- [SOURCE MATERIAL]:
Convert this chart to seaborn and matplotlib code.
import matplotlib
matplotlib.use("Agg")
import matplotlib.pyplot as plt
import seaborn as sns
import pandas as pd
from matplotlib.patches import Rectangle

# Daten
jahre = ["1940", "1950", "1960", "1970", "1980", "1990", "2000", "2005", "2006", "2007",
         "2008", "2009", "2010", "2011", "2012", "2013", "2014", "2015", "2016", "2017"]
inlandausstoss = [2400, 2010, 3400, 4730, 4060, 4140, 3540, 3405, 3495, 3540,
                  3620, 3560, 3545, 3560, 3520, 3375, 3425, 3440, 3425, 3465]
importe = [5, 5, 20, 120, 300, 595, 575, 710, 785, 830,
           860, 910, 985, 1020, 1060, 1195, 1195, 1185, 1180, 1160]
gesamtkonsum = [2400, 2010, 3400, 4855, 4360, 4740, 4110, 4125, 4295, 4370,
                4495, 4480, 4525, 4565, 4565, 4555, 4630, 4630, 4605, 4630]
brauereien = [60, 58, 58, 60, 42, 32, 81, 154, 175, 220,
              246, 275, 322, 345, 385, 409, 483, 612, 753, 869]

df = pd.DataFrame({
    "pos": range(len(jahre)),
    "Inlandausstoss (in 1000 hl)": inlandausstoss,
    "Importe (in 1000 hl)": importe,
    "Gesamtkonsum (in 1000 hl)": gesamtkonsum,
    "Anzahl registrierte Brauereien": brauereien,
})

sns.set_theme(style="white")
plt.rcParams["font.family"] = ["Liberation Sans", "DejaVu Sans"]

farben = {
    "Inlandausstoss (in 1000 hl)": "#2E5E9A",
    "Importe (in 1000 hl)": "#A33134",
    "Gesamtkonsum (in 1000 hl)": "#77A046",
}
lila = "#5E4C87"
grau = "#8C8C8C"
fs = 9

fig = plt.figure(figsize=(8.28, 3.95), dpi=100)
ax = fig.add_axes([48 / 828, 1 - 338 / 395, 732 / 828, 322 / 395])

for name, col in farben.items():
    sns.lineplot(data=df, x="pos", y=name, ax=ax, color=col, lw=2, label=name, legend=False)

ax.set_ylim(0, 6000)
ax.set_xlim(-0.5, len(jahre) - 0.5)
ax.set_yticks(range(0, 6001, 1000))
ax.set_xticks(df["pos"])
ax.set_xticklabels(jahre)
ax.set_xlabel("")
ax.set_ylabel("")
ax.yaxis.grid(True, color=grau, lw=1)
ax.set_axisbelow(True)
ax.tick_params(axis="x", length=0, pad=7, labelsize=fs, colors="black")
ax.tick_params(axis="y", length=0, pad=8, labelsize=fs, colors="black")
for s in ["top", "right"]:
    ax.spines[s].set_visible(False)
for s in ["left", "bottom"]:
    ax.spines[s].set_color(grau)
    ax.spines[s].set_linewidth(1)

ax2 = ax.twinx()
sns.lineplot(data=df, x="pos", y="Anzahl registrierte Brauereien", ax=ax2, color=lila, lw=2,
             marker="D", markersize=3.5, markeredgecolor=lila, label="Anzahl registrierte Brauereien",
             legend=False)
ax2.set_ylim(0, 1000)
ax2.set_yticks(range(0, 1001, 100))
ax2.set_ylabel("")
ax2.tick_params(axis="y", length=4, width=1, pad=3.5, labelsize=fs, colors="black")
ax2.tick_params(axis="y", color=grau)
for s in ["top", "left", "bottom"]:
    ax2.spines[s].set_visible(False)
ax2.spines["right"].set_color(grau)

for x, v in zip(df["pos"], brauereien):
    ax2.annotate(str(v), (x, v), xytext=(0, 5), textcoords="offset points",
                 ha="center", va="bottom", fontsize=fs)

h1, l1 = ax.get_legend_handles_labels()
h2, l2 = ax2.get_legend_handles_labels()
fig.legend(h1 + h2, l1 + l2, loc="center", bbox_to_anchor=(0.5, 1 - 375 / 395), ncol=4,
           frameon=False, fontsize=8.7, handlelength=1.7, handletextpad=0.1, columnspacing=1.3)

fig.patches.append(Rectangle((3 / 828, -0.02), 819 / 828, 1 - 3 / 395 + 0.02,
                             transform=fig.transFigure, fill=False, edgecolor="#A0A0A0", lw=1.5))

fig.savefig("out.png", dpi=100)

- [GIVEN PROBLEM]: Your task is to reproduce the whole listing exactly.

- [THE SOLUTION]:
Convert this chart to seaborn and matplotlib code.
import matplotlib
matplotlib.use("Agg")
import matplotlib.pyplot as plt
import seaborn as sns
import pandas as pd
from matplotlib.patches import Rectangle

# Daten
jahre = ["1940", "1950", "1960", "1970", "1980", "1990", "2000", "2005", "2006", "2007",
         "2008", "2009", "2010", "2011", "2012", "2013", "2014", "2015", "2016", "2017"]
inlandausstoss = [2400, 2010, 3400, 4730, 4060, 4140, 3540, 3405, 3495, 3540,
                  3620, 3560, 3545, 3560, 3520, 3375, 3425, 3440, 3425, 3465]
importe = [5, 5, 20, 120, 300, 595, 575, 710, 785, 830,
           860, 910, 985, 1020, 1060, 1195, 1195, 1185, 1180, 1160]
gesamtkonsum = [2400, 2010, 3400, 4855, 4360, 4740, 4110, 4125, 4295, 4370,
                4495, 4480, 4525, 4565, 4565, 4555, 4630, 4630, 4605, 4630]
brauereien = [60, 58, 58, 60, 42, 32, 81, 154, 175, 220,
              246, 275, 322, 345, 385, 409, 483, 612, 753, 869]

df = pd.DataFrame({
    "pos": range(len(jahre)),
    "Inlandausstoss (in 1000 hl)": inlandausstoss,
    "Importe (in 1000 hl)": importe,
    "Gesamtkonsum (in 1000 hl)": gesamtkonsum,
    "Anzahl registrierte Brauereien": brauereien,
})

sns.set_theme(style="white")
plt.rcParams["font.family"] = ["Liberation Sans", "DejaVu Sans"]

farben = {
    "Inlandausstoss (in 1000 hl)": "#2E5E9A",
    "Importe (in 1000 hl)": "#A33134",
    "Gesamtkonsum (in 1000 hl)": "#77A046",
}
lila = "#5E4C87"
grau = "#8C8C8C"
fs = 9

fig = plt.figure(figsize=(8.28, 3.95), dpi=100)
ax = fig.add_axes([48 / 828, 1 - 338 / 395, 732 / 828, 322 / 395])

for name, col in farben.items():
    sns.lineplot(data=df, x="pos", y=name, ax=ax, color=col, lw=2, label=name, legend=False)

ax.set_ylim(0, 6000)
ax.set_xlim(-0.5, len(jahre) - 0.5)
ax.set_yticks(range(0, 6001, 1000))
ax.set_xticks(df["pos"])
ax.set_xticklabels(jahre)
ax.set_xlabel("")
ax.set_ylabel("")
ax.yaxis.grid(True, color=grau, lw=1)
ax.set_axisbelow(True)
ax.tick_params(axis="x", length=0, pad=7, labelsize=fs, colors="black")
ax.tick_params(axis="y", length=0, pad=8, labelsize=fs, colors="black")
for s in ["top", "right"]:
    ax.spines[s].set_visible(False)
for s in ["left", "bottom"]:
    ax.spines[s].set_color(grau)
    ax.spines[s].set_linewidth(1)

ax2 = ax.twinx()
sns.lineplot(data=df, x="pos", y="Anzahl registrierte Brauereien", ax=ax2, color=lila, lw=2,
             marker="D", markersize=3.5, markeredgecolor=lila, label="Anzahl registrierte Brauereien",
             legend=False)
ax2.set_ylim(0, 1000)
ax2.set_yticks(range(0, 1001, 100))
ax2.set_ylabel("")
ax2.tick_params(axis="y", length=4, width=1, pad=3.5, labelsize=fs, colors="black")
ax2.tick_params(axis="y", color=grau)
for s in ["top", "left", "bottom"]:
    ax2.spines[s].set_visible(False)
ax2.spines["right"].set_color(grau)

for x, v in zip(df["pos"], brauereien):
    ax2.annotate(str(v), (x, v), xytext=(0, 5), textcoords="offset points",
                 ha="center", va="bottom", fontsize=fs)

h1, l1 = ax.get_legend_handles_labels()
h2, l2 = ax2.get_legend_handles_labels()
fig.legend(h1 + h2, l1 + l2, loc="center", bbox_to_anchor=(0.5, 1 - 375 / 395), ncol=4,
           frameon=False, fontsize=8.7, handlelength=1.7, handletextpad=0.1, columnspacing=1.3)

fig.patches.append(Rectangle((3 / 828, -0.02), 819 / 828, 1 - 3 / 395 + 0.02,
                             transform=fig.transFigure, fill=False, edgecolor="#A0A0A0", lw=1.5))

fig.savefig("out.png", dpi=100)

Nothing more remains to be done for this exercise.